09:48 AM
SEPA Kicks Off in EU—With Unintended Fraud Risk
The first stage of the Single European Payments Act (SEPA) takes effect this week—and introduces an inadvertent security threat, an ATM fraud expert tells BS&T.
Although bank card transactions won't become SEPA compliant——meaning no distinction is made between domestic and cross-border transactions within the EU—until at least next year, fraud experts are readying themselves for a new threat SEPA poses, says Tero Toivonen, detective sergeant with Finland's National Bureau of Investigation.

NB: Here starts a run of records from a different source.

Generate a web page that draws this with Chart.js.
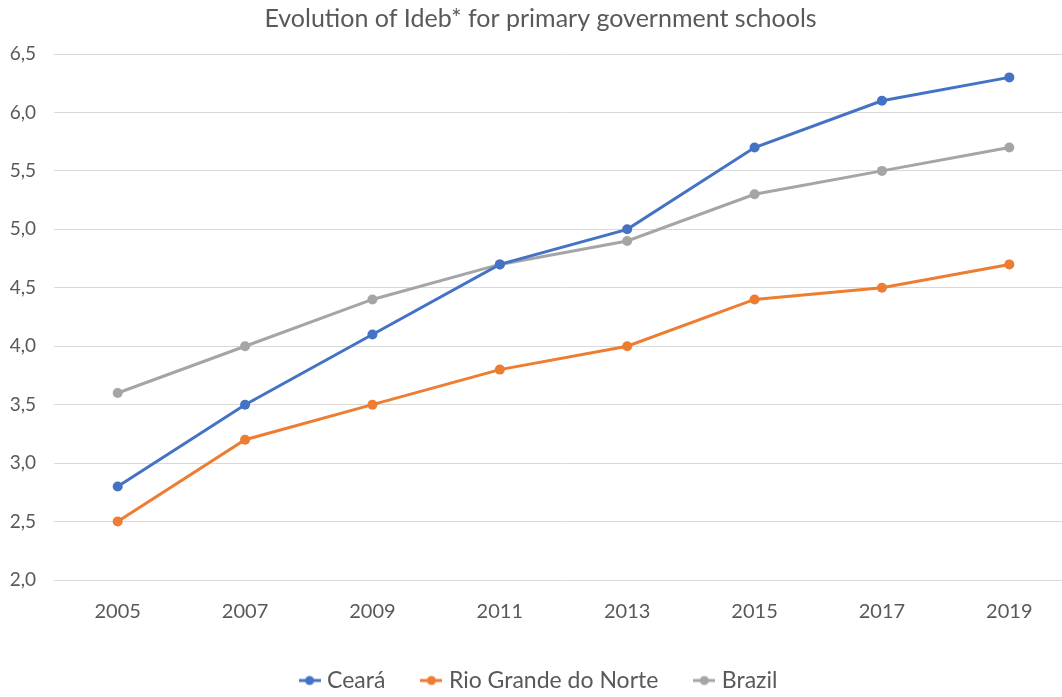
<!DOCTYPE html>
<html>
<head>
<meta charset="utf-8">
<script src="https://cdn.jsdelivr.net/npm/chart.js@4/dist/chart.umd.min.js"></script>
<style>
	html, body { margin: 0; padding: 0; background: #fff; overflow: hidden; }
	#wrap { width: 1062px; height: 697px; overflow: hidden; }
</style>
</head>
<body>
<div id="wrap"><canvas id="chart" width="1100" height="697"></canvas></div>
<script>
const years = ["2005", "2007", "2009", "2011", "2013", "2015", "2017", "2019"];
const ceara = [2.8, 3.5, 4.1, 4.7, 5.0, 5.7, 6.1, 6.3];
const rioGrande = [2.5, 3.2, 3.5, 3.8, 4.0, 4.4, 4.5, 4.7];
const brazil = [3.6, 4.0, 4.4, 4.7, 4.9, 5.3, 5.5, 5.7];
const seriesNames = ["Ceará", "Rio Grande do Norte", "Brazil"];
const colors = ["#4472C4", "#ED7D31", "#A5A5A5"];
const textColor = "#595959";
const fontName = "Lato, 'Open Sans', sans-serif";

// little line + dot icon like the office legend
function legendIcon(color){
	let c = document.createElement("canvas");
	c.width = 22;
	c.height = 12;
	let g = c.getContext("2d");
	g.strokeStyle = color;
	g.lineWidth = 3;
	g.beginPath();
	g.moveTo(0, 6);
	g.lineTo(22, 6);
	g.stroke();
	g.fillStyle = color;
	g.beginPath();
	g.arc(11, 6, 4.5, 0, Math.PI * 2);
	g.fill();
	return c;
}

let values = [ceara, rioGrande, brazil];
let dataSets = [];
for(let i = 0; i < values.length; i++){
	dataSets[dataSets.length] = {
		label: seriesNames[i],
		data: values[i],
		borderColor: colors[i],
		backgroundColor: colors[i],
		borderWidth: 3,
		pointRadius: 5,
		pointHoverRadius: 5,
		pointBorderWidth: 0,
		pointStyle: "circle",
		fill: false,
		tension: 0
	};
}
let icons = colors.map(legendIcon);

let ctx = document.getElementById("chart").getContext("2d");
let chart = new Chart(ctx, {
	type: "line",
	data: {
		labels: years,
		datasets: dataSets
	},
	options: {
		responsive: false,
		animation: false,
		layout: { padding: { left: 8, right: 27, top: 0, bottom: 0 } },
		plugins: {
			title: {
				display: true,
				text: "Evolution of Ideb* for primary government schools",
				color: textColor,
				font: { family: fontName, size: 25, weight: "normal" },
				padding: { top: 4, bottom: 20 }
			},
			legend: {
				position: "bottom",
				maxHeight: 68,
				labels: {
					color: textColor,
					font: { family: fontName, size: 23 },
					usePointStyle: true,
					pointStyleWidth: 12,
					padding: 40,
					generateLabels: function(ch){
						return ch.data.datasets.map(function(ds, i){
							return {
								text: ds.label,
								fillStyle: colors[i],
								strokeStyle: colors[i],
								pointStyle: icons[i],
								fontColor: textColor,
								lineWidth: 0,
								datasetIndex: i,
								hidden: false
							};
						});
					}
				}
			},
			tooltip: { enabled: false }
		},
		scales: {
			x: {
				offset: true,
				afterFit: function(scale){ scale.height = 49; },
				grid: { display: false, drawTicks: false },
				border: { display: false },
				ticks: {
					color: textColor,
					font: { family: fontName, size: 20 },
					padding: 20,
					maxRotation: 0
				}
			},
			y: {
				min: 2,
				max: 6.5,
				afterFit: function(scale){ scale.width = 46; },
				grid: { color: "#D9D9D9", lineWidth: 1, drawTicks: false },
				border: { display: false },
				ticks: {
					stepSize: 0.5,
					color: textColor,
					font: { family: fontName, size: 19 },
					padding: 18,
					callback: function(v){ return v.toFixed(1).replace(".", ","); }
				}
			}
		}
	}
});
</script>
</body>
</html>
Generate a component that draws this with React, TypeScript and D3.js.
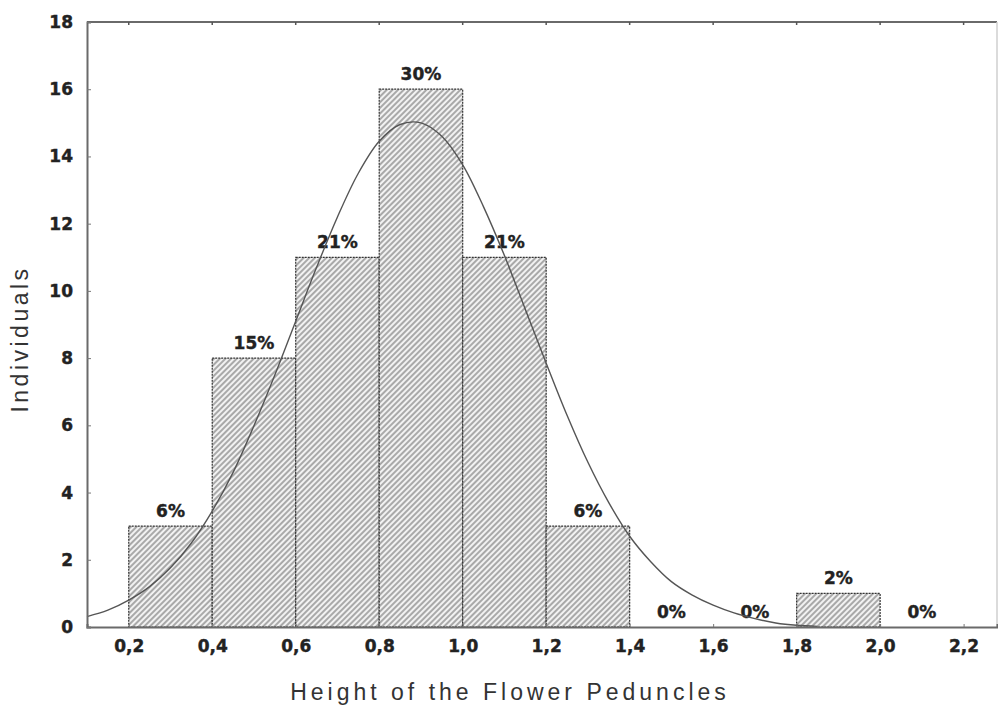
import React, { useEffect, useRef } from 'react';
import * as d3 from 'd3';

// histogram bins (lower edges), counts and labels
const binStarts = [0.2, 0.4, 0.6, 0.8, 1.0, 1.2, 1.4, 1.6, 1.8, 2.0];
const counts = [3, 8, 11, 16, 11, 3, 0, 0, 1, 0];
const percentLabels = ['6%', '15%', '21%', '30%', '21%', '6%', '0%', '0%', '2%', '0%'];
const binWidth = 0.2;

const xTicks = [0.2, 0.4, 0.6, 0.8, 1.0, 1.2, 1.4, 1.6, 1.8, 2.0, 2.2];
const yTicks = [0, 2, 4, 6, 8, 10, 12, 14, 16, 18];

// fitted normal curve
const curveX = [0.1, 0.15, 0.2, 0.25, 0.3, 0.35, 0.4, 0.45, 0.5, 0.55, 0.6, 0.65, 0.7, 0.75, 0.8, 0.85, 0.9,
  0.95, 1.0, 1.05, 1.1, 1.15, 1.2, 1.25, 1.3, 1.35, 1.4, 1.45, 1.5, 1.55, 1.6, 1.65, 1.7, 1.75, 1.8, 1.85];
const curveY = [0.31, 0.5, 0.8, 1.2, 1.76, 2.5, 3.45, 4.6, 5.99, 7.5, 9.1, 10.7, 12.2, 13.5, 14.45, 14.95, 15.0,
  14.6, 13.75, 12.5, 11.05, 9.45, 7.85, 6.3, 4.9, 3.7, 2.7, 1.95, 1.35, 0.95, 0.65, 0.42, 0.25, 0.12, 0.05, 0.02];

const App = () => {
  const svgRef = useRef<SVGSVGElement>(null);

  useEffect(() => {
    const svg = d3.select(svgRef.current);
    svg.selectAll('*').remove();

    const left = 87, right = 997, top = 22, bottom = 627;
    const x = d3.scaleLinear().domain([0.1, 2.28]).range([left, right]);
    const y = d3.scaleLinear().domain([0, 18]).range([bottom, top]);

    const defs = svg.append('defs');
    const pat = defs.append('pattern')
      .attr('id', 'hatch')
      .attr('patternUnits', 'userSpaceOnUse')
      .attr('width', 4)
      .attr('height', 4)
      .attr('patternTransform', 'rotate(45)');
    pat.append('rect').attr('width', 4).attr('height', 4).attr('fill', '#f2f2f2');
    pat.append('line')
      .attr('x1', 1).attr('y1', 0).attr('x2', 1).attr('y2', 4)
      .attr('stroke', '#8a8a8a').attr('stroke-width', 1.4);

    // frame
    const frame = '#6a6a6a';
    svg.append('line').attr('x1', left).attr('x2', right).attr('y1', top).attr('y2', top)
      .attr('stroke', frame).attr('stroke-width', 2);
    svg.append('line').attr('x1', right).attr('x2', right).attr('y1', top).attr('y2', bottom)
      .attr('stroke', '#cfcfcf').attr('stroke-width', 1.5);

    // bars
    const bars = binStarts.map((b, i) => ({ b, c: counts[i], label: percentLabels[i] }));
    svg.selectAll('.bar')
      .data(bars.filter(d => d.c > 0))
      .enter().append('rect')
      .attr('class', 'bar')
      .attr('x', d => x(d.b))
      .attr('y', d => y(d.c))
      .attr('width', d => x(d.b + binWidth) - x(d.b))
      .attr('height', d => y(0) - y(d.c))
      .attr('fill', 'url(#hatch)')
      .attr('stroke', '#333')
      .attr('stroke-width', 1.2)
      .attr('stroke-dasharray', '2,1');

    // percentage labels
    svg.selectAll('.pct')
      .data(bars)
      .enter().append('text')
      .attr('class', 'pct')
      .attr('x', d => x(d.b + binWidth / 2))
      .attr('y', d => y(d.c) - 9)
      .attr('text-anchor', 'middle')
      .attr('font-family', 'DejaVu Sans, sans-serif')
      .attr('font-weight', 'bold')
      .attr('font-size', 17)
      .attr('fill', '#222')
      .attr('stroke', '#222')
      .attr('stroke-width', 0.4)
      .text(d => d.label);

    // normal curve
    const pts = curveX.map((v, i) => [v, curveY[i]] as [number, number]);
    svg.append('path')
      .attr('d', d3.line<[number, number]>().x(d => x(d[0])).y(d => y(d[1])).curve(d3.curveCatmullRom)(pts) as string)
      .attr('fill', 'none')
      .attr('stroke', '#555')
      .attr('stroke-width', 1.4);

    // axes
    const xAxis = svg.append('g').attr('transform', `translate(0,${bottom})`)
      .call(d3.axisBottom(x).tickValues(xTicks).tickSize(-3).tickPadding(13)
        .tickFormat(d => d3.format('.1f')(d as number).replace('.', ',')));
    const yAxis = svg.append('g').attr('transform', `translate(${left},0)`)
      .call(d3.axisLeft(y).tickValues(yTicks).tickSize(-4).tickPadding(14).tickFormat(d3.format('d')));
    [xAxis, yAxis].forEach(a => {
      a.select('.domain').attr('stroke', frame).attr('stroke-width', 2);
      a.selectAll('.tick line').attr('stroke', '#777');
      a.selectAll('.tick text')
        .attr('font-family', 'DejaVu Sans, sans-serif')
        .attr('font-weight', 'bold')
        .attr('font-size', 17)
        .attr('fill', '#222')
        .attr('stroke', '#222')
        .attr('stroke-width', 0.4);
    });
    // top ticks
    svg.selectAll('.ttick')
      .data(xTicks)
      .enter().append('line')
      .attr('x1', d => x(d)).attr('x2', d => x(d))
      .attr('y1', top).attr('y2', top + 3)
      .attr('stroke', '#555').attr('stroke-width', 1.5);

    // titles
    svg.append('text')
      .attr('x', 510).attr('y', 700)
      .attr('text-anchor', 'middle')
      .attr('font-family', 'Liberation Sans, Arial, sans-serif')
      .attr('font-size', 23)
      .attr('letter-spacing', 4)
      .attr('fill', '#333')
      .text('Height of the Flower Peduncles');
    svg.append('text')
      .attr('transform', 'translate(28,339) rotate(-90)')
      .attr('text-anchor', 'middle')
      .attr('font-family', 'Liberation Sans, Arial, sans-serif')
      .attr('font-size', 23)
      .attr('letter-spacing', 3.5)
      .attr('fill', '#333')
      .text('Individuals');
  }, []);

  return (
    <svg ref={svgRef} width={998} height={707}
      style={{ position: 'absolute', left: 0, top: 0, background: '#fff' }} />
  );
};

export default App;
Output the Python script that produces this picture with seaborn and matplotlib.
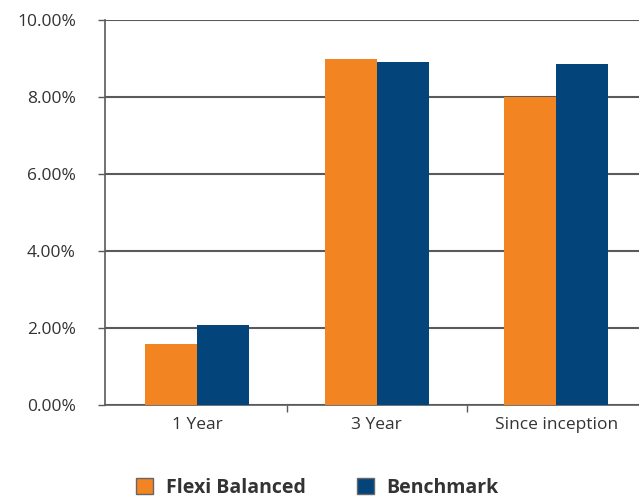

The issue is that many smaller nations, such as Finland, have had ATM cards that worked nationally only, making them unappealing targets for international crime gangs, he explained. "Many small countries have cards that work nationally only, but when SEPA comes into effect they must work internationally," Toivonen says. This shift is part of SEPA's broad thrust to standardize all payments across the EU zone.
The typical pattern of international crime gangs is to steal ATM data in relatively wealthy European countries, then clone cards based on that information and withdraw funds in other countries, particularly in Eastern Europe. That offered some protection to ATM cards that could only be used in the home country.
In Finland, Toivonen says, "More than half of our bank cards work nationally only, which makes them unattractive to criminals." That has been a factor in Finland's enviably low fraud rate,— which is only 10 basis points of the ATM fraud rate in Germany, for example.